The most important hyperparameter in KNN is **K** (number of neighbors).

**Bias-Variance Tradeoff:**
- **K=1**: High variance (overfitting) - prediction based on single nearest neighbor
- **K=large**: High bias (underfitting) - prediction averaged over many neighbors

We'll test K = 1, 3, 5, 7, 9, 11, 13, 15 and plot the validation curve.

In [None]:
# K-Value Tunning
"""
Test different K values to find optimal number of neighbors
Using accuracy on test set for each K value
"""

k_values = [1, 3, 5, 7, 9 , 11, 13, 15]
train_scores = []       # Accuracy on training set (to check overfitting)
test_scores = []        # Accuracy on test set (what really matters)

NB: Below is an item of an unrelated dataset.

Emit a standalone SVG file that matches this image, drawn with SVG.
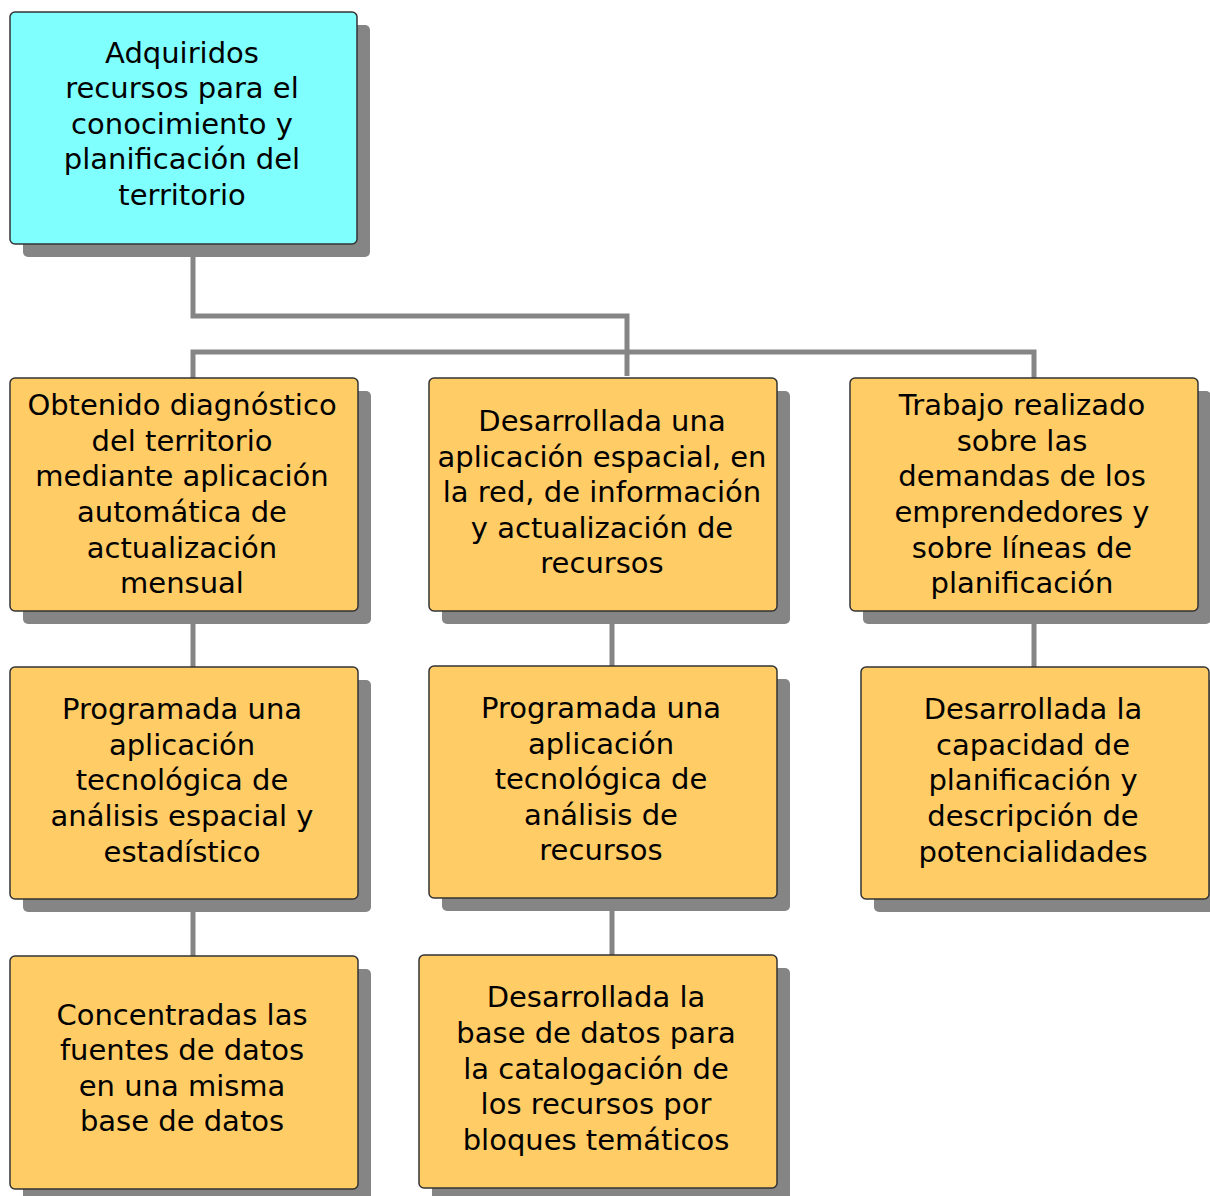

print("K-Value Tuning Progress:")
print("-" * 50)

for k in k_values:
    # Create and "fit" model (KNN just stores data, no real training)
    model = KNeighborsClassifier(n_neighbors=k, algorithm='auto', n_jobs=-1)
    model.fit(X_train, y_train)

    # Evaluate on both sets
    train_pred = model.predict(X_train)
    test_pred = model.predict(X_test)

    train_acc = accuracy(y_train, train_pred)
    test_acc = accuracy(y_test, test_pred)

    train_scores.append(train_acc)
    test_scores.append(test_acc)

    print(f"K={k:2d} | Train Acc: {train_acc:.4f} | Test Acc: {test_acc:.4f}")

# Find best k
best_idx = np.argmax(test_scores)
best_k = k_values[best_idx]
print("-" * 40)
print(f"Best K: {best_k} (Test Accuracy: {test_scores[best_idx]:.4f})")


K-Value Tuning Progress:
--------------------------------------------------
K= 1 | Train Acc: 1.0000 | Test Acc: 0.9353
K= 3 | Train Acc: 0.9691 | Test Acc: 0.9331
K= 5 | Train Acc: 0.9560 | Test Acc: 0.9275
K= 7 | Train Acc: 0.9468 | Test Acc: 0.9228
K= 9 | Train Acc: 0.9394 | Test Acc: 0.9186
K=11 | Train Acc: 0.9330 | Test Acc: 0.9141
K=13 | Train Acc: 0.9278 | Test Acc: 0.9100
K=15 | Train Acc: 0.9230 | Test Acc: 0.9070
----------------------------------------
Best K: 1 *(Test Accu;racy: 0.9353)